Last week I took a workshop with Imogen Lamport, a professional image consultant. I’ve always enjoyed wearing clothes, but I’ve never been very good at it. I mean, they stay on and everything – that’s not the problem – it’s just that I don’t always pick the right ones for me. I can trace the root of the problem back to my days as a kid in Greenwich Village, and my bohemian liberal free-thinking mother. She didn’t want me to grow up with any kind of limitations in life, so I was allowed to run around in such outfits as, say, purple flowered bell bottom pants paired with a green stripped shirt. Nothing was “wrong” or “bad.” Also, we didn’t have a lot of money, and when everything you wear is a hand-me-down, it’s unlikely that any of it’s going to match. But it was the Village in the 60’s, and there were purple pants and tie dye everywhere. I fit in.

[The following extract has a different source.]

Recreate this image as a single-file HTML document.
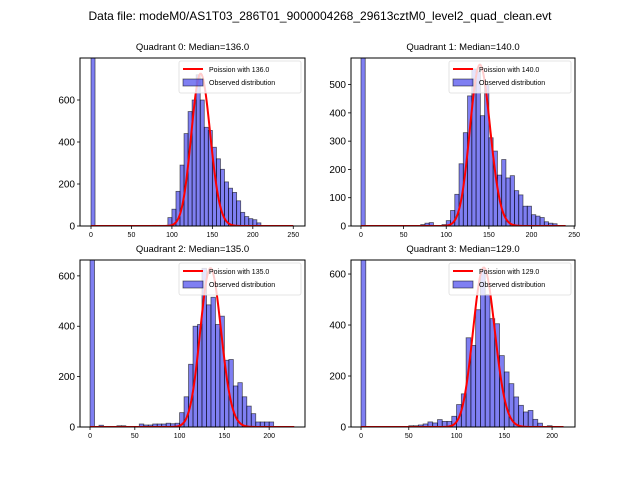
<!DOCTYPE html>
<html><head><meta charset="utf-8"><style>
html,body{margin:0;padding:0;background:#fff;}
svg{display:block;font-family:"Liberation Sans","DejaVu Sans",sans-serif;}
</style></head><body>
<svg id="fig" width="640" height="480" viewBox="0 0 640 480">
<rect width="640" height="480" fill="#fff"/>
<text x="320" y="20" font-size="12" text-anchor="middle">Data file: modeM0/AS1T03_286T01_9000004268_29613cztM0_level2_quad_clean.evt</text>
</svg>
<script>
// Bin starts (width 5) and counts per quadrant
const q0Bins = [75,80,85,90,95,100,105,110,115,120,125,130,135,140,145,150,155,160,165,170,175,180,185,190,195,200,205];
const q0Counts = [3,3,3,3,40,80,165,290,440,545,600,720,600,470,455,375,320,270,210,180,160,120,65,45,35,30,15];
const q1Bins = [70,75,80,95,100,105,110,115,120,125,130,135,140,145,150,155,160,165,170,175,180,185,190,195,200,205,210,215,220,225];
const q1Counts = [5,10,12,5,19,55,112,220,330,460,555,545,390,500,312,265,180,235,170,178,125,110,70,70,40,35,30,15,10,8];
const q2Bins = [10,30,35,55,60,65,70,75,80,85,90,95,100,105,110,115,120,125,130,135,140,145,150,155,160,165,170,175,180,185,190,195,200];
const q2Counts = [7,5,5,12,8,8,12,12,12,15,13,15,57,120,249,400,407,630,485,515,407,440,265,268,163,176,120,83,53,20,20,20,20];
const q3Bins = [50,55,60,65,70,75,80,85,90,95,100,105,110,115,120,125,130,135,140,145,150,155,160,165,170,175,180,185,195];
const q3Counts = [5,5,8,12,20,16,29,22,22,42,88,130,350,320,460,620,520,425,405,280,216,170,118,85,59,65,30,15,5];
const zeroBinCounts = [5000,5000,5000,5000];
const medians = [136,140,135,129];
const curvePeaks = [725,570,630,625];
const curveMax = [250,240,228,212];
const xTicks = [[0,50,100,150,200,250],[0,50,100,150,200,250],[0,50,100,150,200],[0,50,100,150,200]];
const yTicks = [[0,200,400,600],[0,100,200,300,400,500],[0,200,400,600],[0,200,400,600]];

const panels = [
 {x0:80,x1:305,y0:58,y1:226,xmin:-13.6,xmax:264.5,ymax:800,bins:q0Bins,counts:q0Counts},
 {x0:351,x1:575,y0:58,y1:226,xmin:-11.7,xmax:251,ymax:594,bins:q1Bins,counts:q1Counts},
 {x0:80,x1:305,y0:260,y1:427,xmin:-11.2,xmax:240,ymax:663,bins:q2Bins,counts:q2Counts},
 {x0:351,x1:575,y0:260,y1:427,xmin:-10.5,xmax:224,ymax:655,bins:q3Bins,counts:q3Counts}
];
const NS="http://www.w3.org/2000/svg";
const svg=document.getElementById('fig');
function mk(tag,attrs,parent){const e=document.createElementNS(NS,tag);for(const k in attrs)e.setAttribute(k,attrs[k]);(parent||svg).appendChild(e);return e;}
function logPois(k,m){let s=0;for(let i=2;i<=k;i++)s+=Math.log(i);return k*Math.log(m)-m-s;}

panels.forEach((p,i)=>{
 const g=mk('g',{});
 
 
 const sx=v=>p.x0+(v-p.xmin)/(p.xmax-p.xmin)*(p.x1-p.x0);
 const sy=v=>p.y1-v/p.ymax*(p.y1-p.y0);
 const cid='clip'+i;
 const cp=mk('clipPath',{id:cid},g);mk('rect',{x:p.x0,y:p.y0,width:p.x1-p.x0,height:p.y1-p.y0},cp);
 const plot=mk('g',{'clip-path':'url(#'+cid+')'},g);
 const drawBar=(b,c,name)=>{const r=mk('rect',{x:sx(b),y:sy(c),width:sx(b+5)-sx(b),height:sy(0)-sy(c),fill:'rgba(0,0,230,0.5)',stroke:'rgba(0,0,0,0.6)','stroke-width':0.8},plot);
  
  };
 drawBar(0,zeroBinCounts[i],'bar-zero');
 p.bins.forEach((b,j)=>drawBar(b,p.counts[j],'bar-'+b));
 // poisson curve
 const m=medians[i];const peak=Math.exp(logPois(Math.floor(m),m));
 let d='';for(let k=0;k<=curveMax[i];k++){d+=(k?'L':'M')+sx(k).toFixed(2)+','+sy(curvePeaks[i]*Math.exp(logPois(k,m))/peak).toFixed(2);}
 const pl=mk('path',{d:d,fill:'none',stroke:'#ff0000','stroke-width':2},plot);
 
 
 mk('rect',{x:p.x0,y:p.y0,width:p.x1-p.x0,height:p.y1-p.y0,fill:'none',stroke:'#000','stroke-width':1},g);
 xTicks[i].forEach(t=>{const x=sx(t);mk('line',{x1:x,x2:x,y1:p.y1,y2:p.y1+3,stroke:'#000','stroke-width':0.8},g);
  const tx=mk('text',{x:x,y:p.y1+11,'font-size':7,'text-anchor':'middle'},g);tx.textContent=t;
  
  });
 yTicks[i].forEach(t=>{const y=sy(t);mk('line',{x1:p.x0-3,x2:p.x0,y1:y,y2:y,stroke:'#000','stroke-width':0.8},g);
  const tx=mk('text',{x:p.x0-5,y:y+3.5,'font-size':10,'text-anchor':'end'},g);tx.textContent=t;
  
  });
 const ti=mk('text',{x:(p.x0+p.x1)/2,y:p.y0-8,'font-size':9.5,'text-anchor':'middle'},g);
 ti.textContent='Quadrant '+i+': Median='+medians[i].toFixed(1);
 
 
 // legend
 const lg=mk('g',{},g);
 
 
 const lx=p.x1-126,ly=p.y0+3;
 mk('rect',{x:lx,y:ly,width:122,height:32,rx:2,fill:'rgba(255,255,255,0.8)',stroke:'#ddd','stroke-width':0.8},lg);
 mk('line',{x1:lx+4,x2:lx+24,y1:ly+8,y2:ly+8,stroke:'#f00','stroke-width':2},lg);
 mk('rect',{x:lx+4,y:ly+18,width:20,height:7,fill:'rgba(0,0,230,0.5)',stroke:'rgba(0,0,0,0.6)','stroke-width':0.8},lg);
 const t1=mk('text',{x:lx+30,y:ly+11,'font-size':7},lg);t1.textContent='Poission with '+medians[i].toFixed(1);
 
 
 const t2=mk('text',{x:lx+30,y:ly+24,'font-size':7},lg);t2.textContent='Observed distribution';
 
 
});
</script>
</body></html>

It wasn’t until we moved to the semi-suburbs of Staten Island that I started to realize I dressed differently from the other kids. I was very excited on the first day of junior high, and I presented myself wearing a bright orange dress with a big frill down the front, white tights, and my long hair in two pigtails with huge bows of orange yarn in each. It was sort of “Sears catalog as styled by Timothy Leary.” Luckily, by the time I got to high school it was the 70’s and everyone looked bad. In college I majored in theater and wore black for four years. After college it was the 80’s, and we all know how that went. During most of the 90’s I was a struggling actor/writer, which meant I mostly wore my waitress uniform. For a large part of my life, getting dressed has been more about hiding than expressing myself. It was a costume that said to the world “This is who I want you to see,” or a mask that said “Don’t look at me.”
Of course, now that I’m finally interested in expressing who I am through my clothes, I’m at that age where nothing fits my body and I don’t know where to shop. I usually feel like I’m still fairly hip, until I wander into stores like Forever 21, the music blaring so loudly I can feel the vibrations in my feet, and I instantly become ninety years old. I’m assaulted by bright colors and TOO MUCH STUFF jammed onto too many racks. I have to be careful not to look around too fast or I’ll get dizzy because my progressive lenses don’t really allow much peripheral vision. I stumble back into the mall, and feel like falling to the floor, crying out in the words of Britney Spears, “I’m not a girl, not yet a woman ready for J.C.Penny’s elastic waist slacks!” Where do women of my age and sensibility shop?
The workshop was great, though. I had my colors done, and learned I’m a “dusky warm deep.” I love being categorized. For someone who grew up as a geeky outsider with no boundaries, it’s comforting to know that I fit in somewhere. I belong to the world of the “dusky warm deeps.” They are my peeps, my gang, and I shall proudly wear their colors. I also learned about things like body proportions. Apparently Leonardo Da Vinci used to work for Glamour Magazine back in the day, and came up with this really nifty way to figure out how long you should wear your tops. We also talked about our fashion personas and how much of what we project is based on things we learn and carry from childhood. I realized that I have come a long way from the little hippie kid running around in mismatched hand-me-downs. I have learned that fashion can actually be fun, and that clothes aren’t just a way to Stick It To The Man.
And I think I understand now what my high school principal meant when he said to me, “Tara, please don’t wear jeans and combat boots to graduation.” I think what he was trying to say was that a person can look nice, and it doesn’t always have to be a political statement. I can wear pink and still be a feminist. (Actually, I can’t wear pink because it’s not one of my “colors.” But I can wear a sort of dusky rose, as long as it’s more on the “warm” side.) It’s exciting to reinvent ones’ self at any age, and I’m looking forward to dipping my toes into the world of jeans that fit properly (no muffin top, please) and jackets that accentuate my waist. The little hippie girl in purple flowered pants will always live inside me, but she doesn’t get to dress me anymore. Now – who wants to go to the mall?